As far as big tech companies go, Zoho is a bit different. Not only has it never taken any venture funding, it also offers more than 40 products that range from its online office suite to CRM and HR tools, email, workflow automation services, video conferencing, a bug tracker and everything in-between. You don’t often hear about it, but the company has more than 45 million users worldwide and offices in the U.S., Netherlands, Singapore, Dubai, Yokohama and Beijing — and it owns its data centers, too.

Today, Zoho is launching a major update to its core office suite products: Zoho Writer, Sheet, Show and Notebooks. These tools are getting an infusion of AI — under Zoho’s “Zia” brand — as well as new AppleTV and Android integrations and more. All of the tools are getting some kind of AI-based feature or another, but they are also getting support for Zia Voice, Zoho’s conversational AI assistant.

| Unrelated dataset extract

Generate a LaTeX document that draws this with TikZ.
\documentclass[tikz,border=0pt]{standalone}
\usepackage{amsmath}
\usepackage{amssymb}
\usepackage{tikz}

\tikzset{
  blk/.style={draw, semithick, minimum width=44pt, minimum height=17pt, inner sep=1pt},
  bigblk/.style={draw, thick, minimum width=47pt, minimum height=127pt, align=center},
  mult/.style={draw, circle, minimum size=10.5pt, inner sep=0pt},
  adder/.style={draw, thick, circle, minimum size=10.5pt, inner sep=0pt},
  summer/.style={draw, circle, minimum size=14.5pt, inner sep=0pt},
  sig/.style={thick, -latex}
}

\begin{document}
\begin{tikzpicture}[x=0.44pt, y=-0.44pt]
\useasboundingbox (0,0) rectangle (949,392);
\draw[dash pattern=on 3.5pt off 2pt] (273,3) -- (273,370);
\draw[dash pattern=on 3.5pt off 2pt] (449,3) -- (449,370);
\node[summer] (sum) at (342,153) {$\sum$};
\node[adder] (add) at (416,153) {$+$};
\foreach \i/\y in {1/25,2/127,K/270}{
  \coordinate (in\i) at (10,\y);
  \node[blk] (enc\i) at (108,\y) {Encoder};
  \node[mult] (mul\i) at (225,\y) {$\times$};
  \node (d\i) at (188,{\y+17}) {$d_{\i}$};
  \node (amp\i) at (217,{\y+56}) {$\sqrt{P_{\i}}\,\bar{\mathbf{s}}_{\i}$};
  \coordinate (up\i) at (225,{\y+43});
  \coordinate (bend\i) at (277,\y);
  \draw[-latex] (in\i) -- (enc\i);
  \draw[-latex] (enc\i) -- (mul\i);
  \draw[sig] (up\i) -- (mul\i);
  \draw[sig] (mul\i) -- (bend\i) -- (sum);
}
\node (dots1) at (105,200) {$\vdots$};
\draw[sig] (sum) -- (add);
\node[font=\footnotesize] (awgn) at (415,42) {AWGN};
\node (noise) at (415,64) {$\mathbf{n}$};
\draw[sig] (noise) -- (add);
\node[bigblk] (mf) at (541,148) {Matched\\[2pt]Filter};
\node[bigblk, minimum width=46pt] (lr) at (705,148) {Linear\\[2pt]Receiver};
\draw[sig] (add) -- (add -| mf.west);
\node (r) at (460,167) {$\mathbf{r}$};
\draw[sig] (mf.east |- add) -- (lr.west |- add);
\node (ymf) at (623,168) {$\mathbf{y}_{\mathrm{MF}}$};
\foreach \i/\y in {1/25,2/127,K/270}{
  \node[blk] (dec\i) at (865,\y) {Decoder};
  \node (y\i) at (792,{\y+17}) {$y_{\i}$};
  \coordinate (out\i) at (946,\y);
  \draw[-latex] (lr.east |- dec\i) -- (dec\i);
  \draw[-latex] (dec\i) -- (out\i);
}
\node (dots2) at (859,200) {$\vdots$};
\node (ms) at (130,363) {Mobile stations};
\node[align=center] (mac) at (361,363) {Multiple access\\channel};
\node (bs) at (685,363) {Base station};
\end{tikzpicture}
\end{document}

With this, you can now ask questions about data in your spreadsheets, for example, and Zia will create charts and even pivot tables for you. Similarly, Zoho is using Zia in its document editor and presentation tools to provide better grammar and spellchecking tools (and it’ll now offer a readability score and tips for improving your text). In Zoho Notebook, the note-taking application that is also the company’s newest app, Zia can help users create different formats for their note cards based on the content (text, photo, audio, checklist, sketch, etc.).

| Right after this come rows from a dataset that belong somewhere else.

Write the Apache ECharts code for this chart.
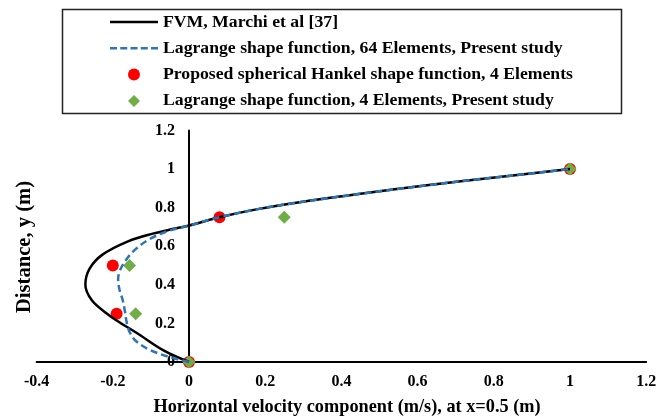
<!DOCTYPE html>
<html>
<head>
<meta charset="utf-8">
<script src="https://cdn.jsdelivr.net/npm/echarts@6.0.0/dist/echarts.min.js"></script>
<style>
  html, body { margin: 0; padding: 0; background: #fff; }
  #chart { width: 658px; height: 418px; }
</style>
</head>
<body>
<div id="chart"></div>
<script>
// Horizontal velocity profile u(y) along the vertical centre line x = 0.5 m
const seriesNames = [
  'FVM, Marchi et al [37]',
  'Lagrange shape function, 64 Elements, Present study',
  'Proposed spherical Hankel shape function, 4 Elements',
  'Lagrange shape function, 4 Elements, Present study'
];

// Reference FVM solution, [u, y]
const fvmCurve = [
  [0, 0], [-0.067, 0.06], [-0.137, 0.15], [-0.19, 0.215], [-0.215, 0.25],
  [-0.255, 0.32], [-0.272, 0.40], [-0.262, 0.48], [-0.228, 0.555],
  [-0.16, 0.625], [-0.095, 0.665], [-0.04, 0.69], [0, 0.707], [0.08, 0.75],
  [0.18, 0.792], [0.29, 0.828], [0.46, 0.874], [0.63, 0.917], [0.82, 0.96], [1, 1]
];

// Lagrange shape function, 64 elements, [u, y]
const lagrange64 = [
  [0, 0], [-0.055, 0.028], [-0.105, 0.065], [-0.14, 0.11], [-0.157, 0.16],
  [-0.164, 0.21], [-0.168, 0.26], [-0.174, 0.32], [-0.183, 0.38],
  [-0.186, 0.43], [-0.18, 0.48], [-0.165, 0.53], [-0.14, 0.585],
  [-0.105, 0.635], [-0.06, 0.675], [0, 0.707], [0.08, 0.75], [0.18, 0.792],
  [0.29, 0.828], [0.46, 0.874], [0.63, 0.917], [0.82, 0.96], [1, 1]
];

// Spherical Hankel shape function, 4 elements, [u, y]
const hankel4 = [[0, 0], [-0.19, 0.25], [-0.2, 0.5], [0.08, 0.75], [1, 1]];

// Lagrange shape function, 4 elements, [u, y]
const lagrange4 = [[0, 0], [-0.14, 0.25], [-0.156, 0.5], [0.25, 0.75], [1, 1]];

// Axis ranges and tick steps
const xRange = { min: -0.4, max: 1.2, step: 0.2 };
const yRange = { min: 0, max: 1.2, step: 0.2 };

const xTitle = 'Horizontal velocity component (m/s), at x=0.5 (m)';
const yTitle = 'Distance, y (m)';

const FONT = '"Liberation Serif", "DejaVu Serif", serif';

// Plot box in pixels
const GRID = { left: 36.6, right: 11.8, top: 130.4, bottom: 56 };
const plotWidth = 658 - GRID.left - GRID.right;
// shift that puts the vertical axis (with its labels) on u = 0
const yAxisShift = plotWidth * (0 - xRange.min) / (xRange.max - xRange.min);

const chart = echarts.init(document.getElementById('chart'), null, { renderer: 'canvas' });

const labelStyle = {
  color: '#000',
  fontFamily: FONT,
  fontWeight: 'bold',
  fontSize: 16
};

// Legend keys: a solid bar, a dashed bar, and a diamond
const solidKey = 'path://M0,0H48V2.5H0Z';
const dashedKey = 'path://M0,0h7v2.5h-7zM10.25,0h7v2.5h-7zM20.5,0h7v2.5h-7zM30.75,0h7v2.5h-7zM41,0h7v2.5h-7z';
const diamondKey = 'path://M0,-1L1,0L0,1L-1,0Z';

chart.setOption({
  animation: false,
  backgroundColor: '#fff',
  grid: {
    left: GRID.left,
    right: GRID.right,
    top: GRID.top,
    bottom: GRID.bottom,
    containLabel: false,
    outerBoundsMode: 'none'
  },
  legend: {
    orient: 'vertical',
    left: 110,
    top: 12,
    padding: 0,
    itemWidth: 48,
    itemHeight: 12,
    itemGap: 6.3,
    symbolKeepAspect: true,
    data: [
      { name: seriesNames[0], icon: solidKey, itemStyle: { color: '#000', borderWidth: 0 } },
      { name: seriesNames[1], icon: dashedKey, itemStyle: { color: '#2E75B6', borderWidth: 0 } },
      { name: seriesNames[2], icon: 'circle' },
      { name: seriesNames[3], icon: diamondKey }
    ],
    textStyle: Object.assign({}, labelStyle, { fontSize: 17.7, lineHeight: 20 })
  },
  xAxis: {
    type: 'value',
    min: xRange.min,
    max: xRange.max,
    interval: xRange.step,
    splitLine: { show: false },
    axisTick: { show: false },
    axisLine: { onZero: false, lineStyle: { color: '#000', width: 2 } },
    axisLabel: Object.assign({ margin: 12 }, labelStyle)
  },
  yAxis: {
    type: 'value',
    position: 'left',
    offset: -yAxisShift,
    min: yRange.min,
    max: yRange.max,
    interval: yRange.step,
    splitLine: { show: false },
    axisTick: { show: false },
    axisLine: { onZero: false, lineStyle: { color: '#000', width: 2 } },
    axisLabel: Object.assign({ margin: 14 }, labelStyle)
  },
  graphic: [
    {
      type: 'rect',
      left: 60,
      top: 7,
      shape: { width: 559, height: 104 },
      style: { fill: 'none', stroke: '#222', lineWidth: 1.5 },
      z: 10
    },
    {
      type: 'text',
      x: 347,
      y: 407,
      style: {
        text: xTitle,
        fill: '#000',
        font: 'bold 18.3px ' + FONT,
        textAlign: 'center',
        textVerticalAlign: 'middle'
      }
    },
    {
      type: 'text',
      x: 25,
      y: 247,
      rotation: Math.PI / 2,
      style: {
        text: yTitle,
        fill: '#000',
        font: 'bold 20.6px ' + FONT,
        textAlign: 'center',
        textVerticalAlign: 'middle'
      }
    }
  ],
  series: [
    {
      name: seriesNames[0],
      type: 'line',
      data: fvmCurve,
      smooth: 0.35,
      symbol: 'none',
      lineStyle: { color: '#000', width: 2.5 },
      itemStyle: { color: '#000' }
    },
    {
      name: seriesNames[1],
      type: 'line',
      data: lagrange64,
      smooth: 0.35,
      symbol: 'none',
      lineStyle: { color: '#2E75B6', width: 2.5, type: [7, 4] },
      itemStyle: { color: '#2E75B6' }
    },
    {
      name: seriesNames[2],
      type: 'scatter',
      data: hankel4,
      symbol: 'circle',
      symbolSize: 12,
      itemStyle: { color: '#FF0000', opacity: 1 }
    },
    {
      name: seriesNames[3],
      type: 'scatter',
      data: lagrange4,
      symbol: 'diamond',
      symbolSize: 13,
      itemStyle: { color: '#70AD47', opacity: 1 }
    }
  ]
});
</script>
</body>
</html>
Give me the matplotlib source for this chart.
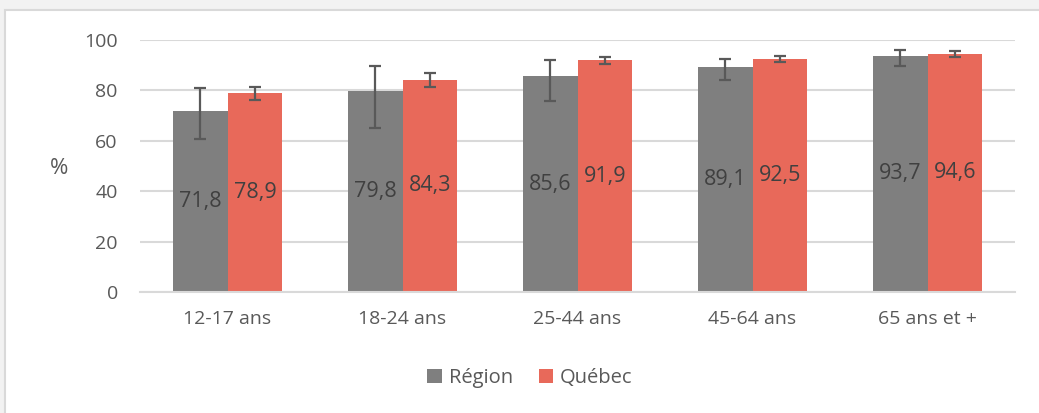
import numpy as np
import matplotlib
matplotlib.use('Agg')
import matplotlib.pyplot as plt
from matplotlib.patches import Rectangle

plt.rcParams['font.family'] = ['Open Sans', 'DejaVu Sans']

# data
categories = ['12-17 ans', '18-24 ans', '25-44 ans', '45-64 ans', '65 ans et +']
region = [71.8, 79.8, 85.6, 89.1, 93.7]
quebec = [78.9, 84.3, 91.9, 92.5, 94.6]
# confidence interval bounds
region_low = [60.6, 65.1, 75.7, 84.1, 89.8]
region_high = [80.8, 89.6, 92.1, 92.6, 96.2]
quebec_low = [76.1, 81.2, 90.6, 91.3, 93.1]
quebec_high = [81.5, 87.0, 93.1, 93.5, 95.8]

region_color = '#7f7f7f'
quebec_color = '#e8695a'
text_color = '#595959'
grid_color = '#d9d9d9'

fig = plt.figure(figsize=(10.39, 4.13), dpi=100)
fig.patch.set_facecolor('#f2f2f2')
# white chart area with frame
fig.patches.append(Rectangle((5 / 1039, -0.1), 1.2, (413 - 10) / 413 + 0.1,
                             transform=fig.transFigure, facecolor='white',
                             edgecolor=grid_color, linewidth=1.5, zorder=-10))

ax = fig.add_axes([140 / 1039, (413 - 292) / 413, 875 / 1039, 252 / 413])
ax.set_zorder(5)
ax.set_facecolor('none')

x = np.arange(len(categories))
w = 0.314

r = np.array(region)
q = np.array(quebec)
r_err = [r - np.array(region_low), np.array(region_high) - r]
q_err = [q - np.array(quebec_low), np.array(quebec_high) - q]

ekw = dict(ecolor='#595959', elinewidth=1.6, capsize=4.2, capthick=1.6)
ax.bar(x - w / 2, region, w, color=region_color, label='Région', zorder=2,
       yerr=r_err, error_kw=ekw)
ax.bar(x + w / 2, quebec, w, color=quebec_color, label='Québec', zorder=2,
       yerr=q_err, error_kw=ekw)

for i in range(len(categories)):
    ax.text(x[i] - w / 2, region[i] / 2, f'{region[i]:.1f}'.replace('.', ','),
            ha='center', va='center', fontsize=15.5, color='#404040', zorder=3)
    ax.text(x[i] + w / 2, quebec[i] / 2, f'{quebec[i]:.1f}'.replace('.', ','),
            ha='center', va='center', fontsize=15.5, color='#404040', zorder=3)

ax.set_xlim(-0.5, len(categories) - 0.5)
ax.set_ylim(0, 100)
ax.set_yticks(range(0, 101, 20))
ax.set_xticks(x)
ax.set_xticklabels(categories)
ax.tick_params(axis='both', length=0, labelsize=14, labelcolor=text_color)
ax.tick_params(axis='y', pad=16)
ax.tick_params(axis='x', pad=13)
ax.grid(axis='y', color=grid_color, linewidth=1.5, zorder=0)
ax.set_axisbelow(True)
for s in ['top', 'right', 'left']:
    ax.spines[s].set_visible(False)
ax.spines['bottom'].set_color(grid_color)
ax.spines['bottom'].set_linewidth(1.5)

fig.text(59 / 1039, (413 - 168) / 413, '%', ha='center', va='center',
         fontsize=16, color=text_color)

fig.legend(loc='center', bbox_to_anchor=(530 / 1039, (413 - 378) / 413),
           ncol=2, frameon=False, fontsize=14.5, labelcolor=text_color,
           handlelength=0.7, handleheight=0.7, handletextpad=0.35,
           columnspacing=1.3)

plt.savefig('out.png', dpi=100, facecolor=fig.get_facecolor())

“We want to make AI helpful in a very contextual manner for a specific application,” Raju Vegesna, Zoho’s chief evangelist, told me. “Because we do AI across the board, we learned a lot and were are able to apply learnings on one technology and one piece of context and apply that to another.” Zoho first brought Zia to its business intelligence app, for example, and now it’s essentially bringing the same capabilities to its spreadsheet app, too.

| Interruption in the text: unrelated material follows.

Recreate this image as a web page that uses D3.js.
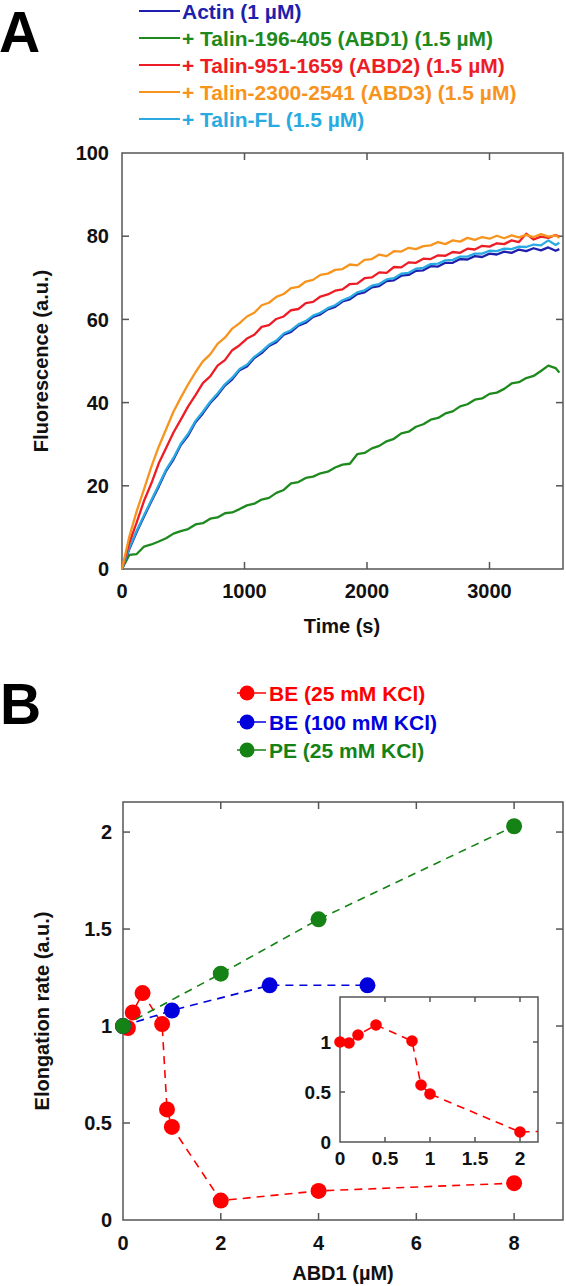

It’s worth noting that Google and Microsoft are doing similar things with their productivity apps, too, of course. Zoho, however, argues that it offers a far wider range of applications — and its stated mission is that you should be able to run your entire business on its platform. And the plan is to bring some form of AI to all of them. “Fast-forward a few months and [our AI grammar and spellchecker] is applied to the business application context — maybe a support agent responding to a customer ticket can use this technology to make sure there are no typos in those responses,” Vegesna said.

There are plenty of other updates in this release, too. Zoho Show now works with AppleTV-enabled devices for example, and Android users can now use their phones as a smart remote for Show. Zoho Sheet now lets you build custom functions and scripts and Zoho Writer’s web, mobile and iPad versions can now work completely offline.

The broader context here, though, is that Zoho, with its ridiculously broad product portfolio, is playing a long game. The company has no interest in going public. But it also knows that it’s going up against companies like Google and Microsoft. “Vertical integration is not something that you see in our industry,” said Vegesna. “Companies are in that quick mode of getting traction, sell or go public. We are looking at it in the 10 to 20-year time frame. To really win that game, you need to make these serious investments in the market. The improvements you are seeing here are at the surface level. But we don’t see ourselves as a software company. We see ourselves as a technology company.” And to build up these capabilities, Vegesna said, Zoho has invested hundreds of millions of dollars into its own data centers in the U.S., Europe and Asia, for example.